Piramal Finance to Merge Subsidiaries, Plans Major Debt Issuance
Key Announcements
Piramal Finance Limited's Board of Directors has approved a merger plan involving its wholly-owned subsidiaries, including Piramal Corporate Tower Private Limited, Piramal Agastya Offices Private Limited, and DHFL Investments Limited. This corporate restructuring aims to simplify the group structure and enhance operational efficiency.
In parallel, the board also approved the issuance of Redeemable, Non-Convertible Debentures (NCDs) on a private placement basis. The fundraising target is up to ₹15,000 crore, with the issuance period set between April 1, 2026, and March 31, 2027.
The company also noted the resignation of Non-Executive Independent Director Mr.
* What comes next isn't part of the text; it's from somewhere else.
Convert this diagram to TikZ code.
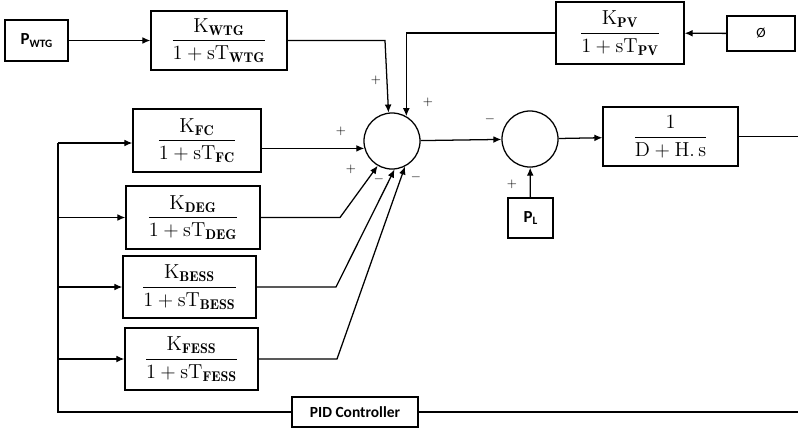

Gautam Bhailal Doshi, effective March 27, 2026, due to personal reasons.
Strategic Rationale
The proposed merger aims to create a simpler, more efficient group structure for Piramal Finance. By consolidating operations, the company expects to optimize capital use and strengthen its financial position.
The planned NCD issuance is a key step to fund growth initiatives for the expanding NBFC.
Background
Piramal Finance has a history of strategic consolidation and raising capital. Piramal Enterprises Limited (PEL) merged with Piramal Finance Limited in September 2025, establishing PFL as the primary listed entity for the group's lending operations. This follows Piramal's acquisition of Dewan Housing Finance Corporation Limited (DHFL) in September 2021, a significant resolution under the Insolvency and Bankruptcy Code (IBC). The company has also previously raised funds through debt markets, approving an INR 6.75 billion NCD issuance in November 2025 and a public issue of secured NCDs in July 2021. These past actions show Piramal's ongoing strategy of structural adjustments and using capital markets.
Expected Outcomes
- Simplified Structure: The merger is expected to reduce complexity and improve operational synergy.
- Stronger Financials: This aims to optimize capital use and strengthen the company's financial standing.
- Boosted Funding Capacity: The NCD issuance will provide significant capital to support business activities and strategic growth.
- Future Integration Potential: Consolidating subsidiaries could lead to further integration and efficiency gains.
Regulatory Hurdles
Implementing the merger plan requires approvals from multiple regulatory bodies. These include the National Company Law Tribunal (NCLT) Mumbai Bench, the Insurance Regulatory and Development Authority of India (IRDAI), shareholders, creditors, and other authorities. Delays or unfavorable decisions from these bodies could affect the merger's timeline and execution.
Peer Comparison
With total assets of ₹1,04,550.72 crore as of December 31, 2025, Piramal Finance is a significant player in India's NBFC sector. It is smaller than giants like Bajaj Finance Ltd., which reported assets under management of ₹4,62,250 crore as of September 2025. HDFC Bank, a major force in banking and housing finance, reported total assets of approximately ₹46.3 trillion (₹46,30,000 crore) by December 31, 2025. Other major NBFCs like L&T Finance and Tata Capital also have substantial asset bases.
Key Financials
- Piramal Finance's turnover stood at ₹8,413.70 crore for the nine months ended December 31, 2025.
- Piramal Finance's total assets amounted to ₹1,04,550.72 crore as of December 31, 2025.
Looking Ahead
- Progress on regulatory approvals for the merger plan from the NCLT and other bodies.
- Decisions by the Committee of Directors on the terms and pricing of the ₹15,000 crore NCD issuance.
- Filing of the merger plan with stock exchanges and regulators.
- Future announcements on integration benefits and operational efficiencies after the merger.